Remember to keep your blog short & sweet and let some of those eye popping pictures fill in the blanks.


----------



## Grumpy (Nov 9, 2007)

Great blog Keith. Good use of colours for you fine products.


----------



## mtkate (Apr 18, 2009)

Having a business blog is a great idea, but beware of how much personal info you put out there. You want to be personable which attracts a certain clientele but you don't want to say too much. ie. I would not talk too much about the "downs" but focus on how you succeeded and talk about what you really love about woodworking.

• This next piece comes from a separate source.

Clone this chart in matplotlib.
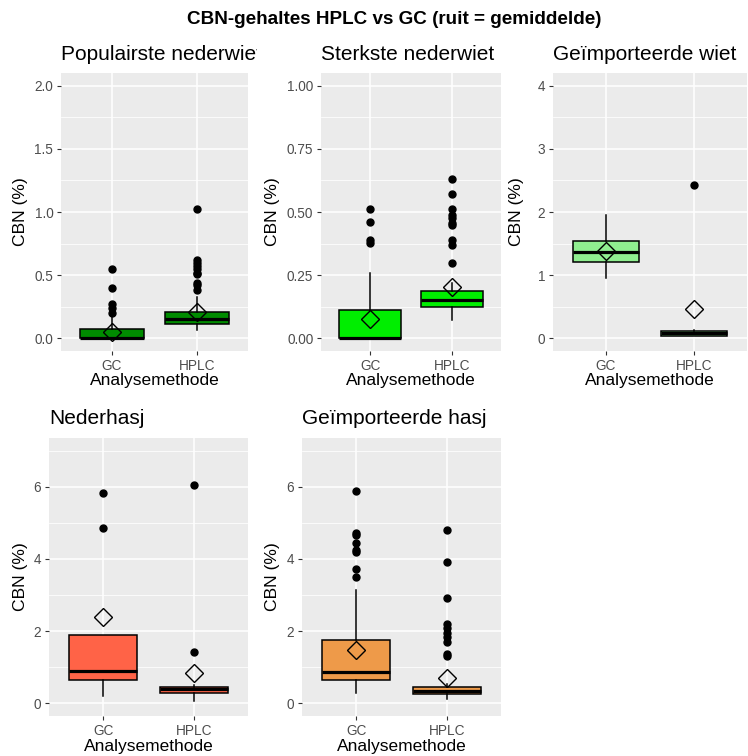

I have seen some great business blogs, and what they tend to focus on are business related events you attend and your opinions and finds.


----------



## Timberwerks (Sep 29, 2009)

This may interest you, http://remarkablogger.com/2009/12/22/artist-blogging-101/


----------



## GFYS (Nov 23, 2008)

I certainly approve. I also looked again at your website. I wish you would perhaps rethink the name of the catigories entitled "Paint Grade" and "Stain Grade" as I think it does a dis-service to the wonderful work you do. This nomenclature suggests some sub-quality in the paint grade work. I know the difference between the two and what it means but I think your work deserves a different title.


----------



## timpletcher (Dec 25, 2009)

Very good job! looks great so far… I would suggest that you PING your blog everytime you update it. You can do this at pingomatic or other websites. Google it 
Pinging your blog will bring search engines over to index the new content and add value to ur blog


----------